As the introduction to his address, he cited how various CEOs from industries spanning financial and food and beverages are creating interesting intersections between the physical and digital world. He described Starbucks' introduction of digital tools into all aspects of its business and the digitisation of its coffee cups as an example of how digital strategies are changing products, services and industries.

"CIOs should be expecting and requesting more involvement from their CEOs," he said, continuing that this involvement should occur in the most difficult scenario the CIO has to handle to make technology work for their business.

For Raskino, if C-level execs and business leaders fail to act as a team and work to realise deeper digital change, they will collapse. "This is why CIOs are getting the support they might not have gotten just a few years ago," he said, noting that in digital businesses, the CIO has become a leader, not a follower.

A quarter of CEOs name a technology issue in their top three business priorities, said Raskino. While this may not seem like a sizable figure, he pointed out that technology has never typically been considered a "business priority", which is why this number is so significant. "If you want to do something big with technology in your existing business or industry, now would be a good time to make that call because it is possible that you may never see this level of CEO interest in your career ever again."

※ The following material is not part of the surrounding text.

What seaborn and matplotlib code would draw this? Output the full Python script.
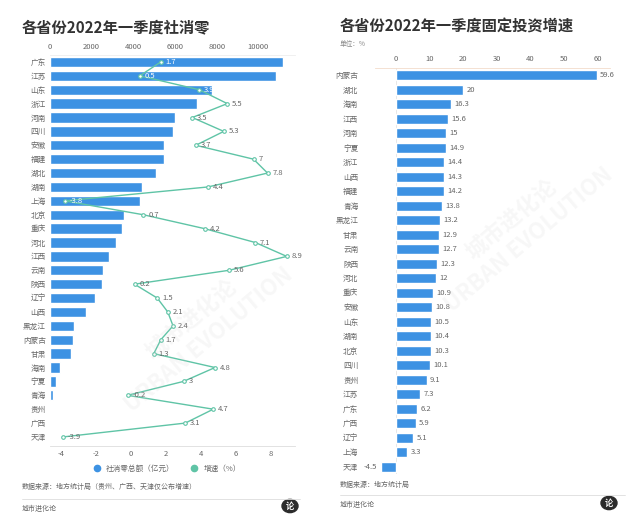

He stressed the importance of determining what percentage of business growth is expected from digital products and services as these forecasts can be used to better justify digital investments to other business executives. This is interesting when one considers the findings of a multi-industry survey detailed that CEOs expect digital revenue to double in coming years.

Raskino suggested we may already have reached the peak of digital interest. If this is the case, he believes this is not the time to shrug your shoulders and walk away. In fact, it is the perfect time for businesses to make the bold changes to revolutionise how their products and industries work.

With this in mind, he outlined how CEOs should be thinking about long-range planning and implementing strategies for change. "CIOs must treat digital as a long-term conversation and must not just be pulled towards the short-term."

Real leaders should be adept at telling stories, Raskino said. And CIOs need to be able to showcase the successes of companies or business leaders who are using technology to find success in order to illustrate how they can do the same thing to realise similar results.

"There is so much change set to happen and it is the responsibility of the CIO to drive that change."